In the men's synchronized 3-meter springboard event, Hixon along with his diving partner Sam Dorman placed second and won the silver medal with a score of 450.21, behind Jack Laugher and Chris Mears of Great Britain (454.32) and ahead of the Chinese pair Qin Kai and Cao Yuan (443.70).

In the men's individual 3-meter springboard event, he finished 10th, while his former 3-meter synchro partner Kristian Ipsen placed fifth in the same event.

===2019===
Hixon and new partner Andrew Capobianco attended the 2019 World Aquatics Championships and placed eighth after the final round of the men's synchronized 3-meter springboard event, totaling 388.08.

===2021===
Hixon understood that his score at the 2019 World Championships had not been high enough for him and Capobianco to automatically qualify for the Olympics, and he continued training in 2020 in preparation for trials, in spite of the narrowing chances that he would be able to attend the Olympics amid the COVID-19 pandemic when crucial meets had become postponed or cancelled.

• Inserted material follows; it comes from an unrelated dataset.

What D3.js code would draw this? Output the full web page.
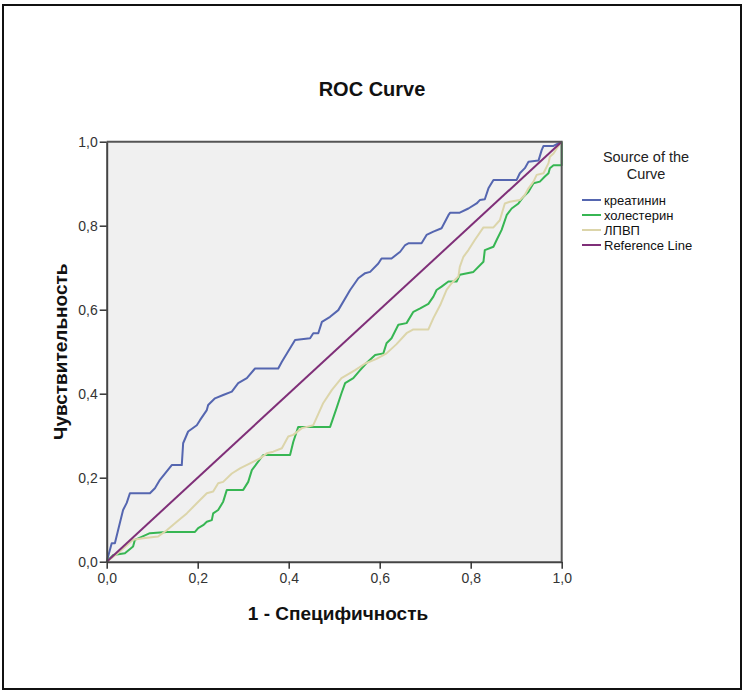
<!DOCTYPE html>
<html>
<head>
<meta charset="utf-8">
<script src="https://cdn.jsdelivr.net/npm/d3@7"></script>
<style>
  html, body { margin: 0; padding: 0; background: #fff; }
  svg { display: block; }
  text { font-family: "Liberation Sans", Arial, sans-serif; }
</style>
</head>
<body>
<svg id="chart" width="744" height="695"></svg>
<script>
// ROC curves: [1 - specificity, sensitivity] pairs for each test variable
const creatinine = [
  [0,0],[0.011,0.044],[0.018,0.044],[0.025,0.075],[0.036,0.123],[0.044,0.14],[0.051,0.163],
  [0.095,0.163],[0.106,0.175],[0.117,0.195],[0.143,0.23],[0.165,0.23],[0.168,0.282],
  [0.179,0.31],[0.198,0.325],[0.205,0.337],[0.22,0.361],[0.223,0.373],[0.238,0.389],
  [0.256,0.397],[0.275,0.405],[0.289,0.425],[0.308,0.437],[0.326,0.46],[0.377,0.46],
  [0.385,0.476],[0.414,0.528],[0.447,0.532],[0.454,0.544],[0.465,0.544],[0.473,0.571],
  [0.491,0.583],[0.509,0.599],[0.535,0.647],[0.553,0.675],[0.568,0.687],[0.579,0.69],
  [0.597,0.71],[0.604,0.722],[0.626,0.722],[0.645,0.738],[0.656,0.754],[0.663,0.758],
  [0.692,0.758],[0.703,0.778],[0.718,0.786],[0.736,0.794],[0.751,0.825],[0.755,0.831],
  [0.776,0.831],[0.795,0.841],[0.813,0.853],[0.82,0.861],[0.831,0.863],[0.839,0.889],
  [0.85,0.909],[0.901,0.909],[0.908,0.925],[0.919,0.937],[0.927,0.952],[0.949,0.955],
  [0.956,0.98],[0.96,0.99],[0.982,0.99],[1,1]
];
const cholesterol = [
  [0,0],[0.0145,0.016],[0.04,0.02],[0.058,0.036],[0.062,0.052],[0.095,0.068],[0.132,0.071],
  [0.194,0.071],[0.201,0.08],[0.212,0.087],[0.22,0.095],[0.231,0.099],[0.234,0.115],
  [0.245,0.123],[0.256,0.143],[0.264,0.171],[0.3,0.171],[0.311,0.19],[0.319,0.218],
  [0.33,0.234],[0.344,0.254],[0.403,0.254],[0.41,0.285],[0.421,0.321],[0.491,0.321],
  [0.505,0.365],[0.516,0.401],[0.524,0.425],[0.542,0.437],[0.557,0.456],[0.571,0.473],
  [0.59,0.492],[0.608,0.496],[0.615,0.52],[0.626,0.532],[0.641,0.564],[0.659,0.568],
  [0.674,0.595],[0.689,0.603],[0.707,0.614],[0.718,0.631],[0.725,0.647],[0.736,0.655],
  [0.751,0.667],[0.769,0.667],[0.776,0.683],[0.806,0.69],[0.828,0.714],[0.831,0.742],
  [0.85,0.75],[0.857,0.766],[0.868,0.79],[0.879,0.825],[0.89,0.841],[0.905,0.853],
  [0.916,0.869],[0.927,0.881],[0.938,0.901],[0.952,0.905],[0.963,0.917],[0.971,0.925],
  [0.974,0.937],[0.982,0.944],[1,0.944],[1,1]
];
const hdl = [
  [0,0],[0.029,0.024],[0.058,0.052],[0.08,0.056],[0.113,0.06],[0.132,0.075],[0.154,0.095],
  [0.176,0.115],[0.198,0.139],[0.22,0.163],[0.234,0.167],[0.245,0.187],[0.256,0.19],
  [0.275,0.21],[0.293,0.222],[0.315,0.234],[0.337,0.246],[0.352,0.258],[0.366,0.262],
  [0.385,0.27],[0.399,0.298],[0.41,0.302],[0.429,0.318],[0.454,0.325],[0.476,0.378],
  [0.495,0.409],[0.516,0.437],[0.546,0.456],[0.568,0.472],[0.593,0.483],[0.615,0.496],
  [0.637,0.518],[0.659,0.544],[0.674,0.553],[0.707,0.553],[0.718,0.58],[0.733,0.611],
  [0.747,0.647],[0.758,0.663],[0.773,0.679],[0.776,0.702],[0.784,0.726],[0.795,0.742],
  [0.809,0.766],[0.828,0.796],[0.85,0.796],[0.864,0.813],[0.875,0.853],[0.886,0.857],
  [0.908,0.861],[0.919,0.873],[0.927,0.889],[0.938,0.905],[0.945,0.921],[0.96,0.925],
  [0.971,0.949],[0.974,0.964],[0.982,0.972],[0.989,0.984],[1,1]
];
const referenceLine = [[0,0],[1,1]];

const seriesNames = ["креатинин", "холестерин", "ЛПВП", "Reference Line"];
const seriesColors = ["#5566b0", "#37b653", "#dcd5aa", "#7f2f78"];
const tickValues = [0, 0.2, 0.4, 0.6, 0.8, 1.0];
const tickLabels = ["0,0", "0,2", "0,4", "0,6", "0,8", "1,0"];

const svg = d3.select("#chart");

// outer frame
svg.append("rect")
  .attr("x", 3).attr("y", 5).attr("width", 738).attr("height", 684)
  .attr("fill", "#fff").attr("stroke", "#111").attr("stroke-width", 2);

const plot = { left: 106.7, right: 561.7, top: 141.7, bottom: 561.7 };
const x = d3.scaleLinear().domain([0, 1]).range([plot.left, plot.right]);
const y = d3.scaleLinear().domain([0, 1]).range([plot.bottom, plot.top]);

// plot background
svg.append("rect")
  .attr("x", plot.left).attr("y", plot.top)
  .attr("width", plot.right - plot.left).attr("height", plot.bottom - plot.top)
  .attr("fill", "#f0f0f0");

// title
svg.append("text")
  .attr("x", 372).attr("y", 96)
  .attr("text-anchor", "middle")
  .attr("font-size", 20).attr("font-weight", "bold").attr("fill", "#111")
  .text("ROC Curve");

// curves
const line = d3.line().x(d => x(d[0])).y(d => y(d[1]));
const curves = [creatinine, cholesterol, hdl, referenceLine];
curves.forEach((data, i) => {
  svg.append("path")
    .datum(data)
    .attr("d", line)
    .attr("fill", "none")
    .attr("stroke", seriesColors[i])
    .attr("stroke-width", 2)
    .attr("stroke-linejoin", "round");
});

// frame of the plot area (top/right)
svg.append("path")
  .attr("d", `M${plot.left},${plot.top}H${plot.right}V${plot.bottom}`)
  .attr("fill", "none").attr("stroke", "#555").attr("stroke-width", 2);

const fmt = d => tickLabels[tickValues.indexOf(d)];

const xAxis = svg.append("g")
  .attr("transform", `translate(0,${plot.bottom})`)
  .call(d3.axisBottom(x).tickValues(tickValues).tickFormat(fmt).tickSizeInner(7).tickSizeOuter(0).tickPadding(4));
const yAxis = svg.append("g")
  .attr("transform", `translate(${plot.left},0)`)
  .call(d3.axisLeft(y).tickValues(tickValues).tickFormat(fmt).tickSizeInner(7).tickSizeOuter(0).tickPadding(2));

[xAxis, yAxis].forEach(g => {
  g.select(".domain").attr("stroke", "#444").attr("stroke-width", 2);
  g.selectAll(".tick line").attr("stroke", "#333").attr("stroke-width", 1.5);
  g.selectAll(".tick text")
    .attr("font-family", "'Liberation Sans', Arial, sans-serif")
    .attr("font-size", 14).attr("fill", "#333");
});

// axis titles
svg.append("text")
  .attr("x", 338).attr("y", 620)
  .attr("text-anchor", "middle")
  .attr("font-size", 19).attr("font-weight", "bold").attr("fill", "#111")
  .text("1 - Специфичность");

svg.append("text")
  .attr("transform", `translate(67,${(plot.top + plot.bottom) / 2}) rotate(-90)`)
  .attr("text-anchor", "middle")
  .attr("font-size", 19).attr("font-weight", "bold").attr("fill", "#111")
  .text("Чувствительность");

// legend
const legend = svg.append("g");
legend.append("text")
  .attr("x", 646).attr("y", 162)
  .attr("text-anchor", "middle")
  .attr("font-size", 14.5).attr("fill", "#222")
  .selectAll("tspan")
  .data(["Source of the", "Curve"])
  .join("tspan")
  .attr("x", 646)
  .attr("dy", (d, i) => i === 0 ? 0 : 17)
  .text(d => d);

seriesNames.forEach((name, i) => {
  const yy = 200 + i * 15;
  legend.append("line")
    .attr("x1", 582).attr("x2", 601).attr("y1", yy).attr("y2", yy)
    .attr("stroke", seriesColors[i]).attr("stroke-width", 2);
  legend.append("text")
    .attr("x", 604).attr("y", yy + 5)
    .attr("font-size", 13).attr("fill", "#111")
    .text(name);
});
</script>
</body>
</html>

However, Hixon and Capobianco were unexpectedly chosen to represent the United States at the 2021 FINA Diving World Cup after fellow American pair David Boudia and Steele Johnson abruptly pulled out eight days prior to the start of the competition. For the men's synchronized 3-meter springboard event, Hixon and Capobianco scored a total of 414.18, which landed them in fourth place and ensured their spot at the Olympics.

====Summer Olympics====
In June 2021, Hixon and Capobianco placed first in the United States Olympics diving trials for the men's synchronized 3-meter springboard event with a score of 1289.37.

In the men's synchronized 3-meter springboard event, Hixon and Capobianco placed second and won the silver medal with a final score of 444.36, behind Wang Zongyuan and Xie Siyi of China (467.82), and ahead of Patrick Hausding and Lars Rüdiger of Germany (404.73). They stood in fifth place after performing their first two dives, and then placed second behind leaders Wang and Xie after the next two dives. Their fifth of the sixth dives were the best of the round, and their overall score of the six dives ultimately placed them second.

==Personal life==
As of July 2021, Hixon has been in a relationship with Canadian swimmer Kennedy Goss.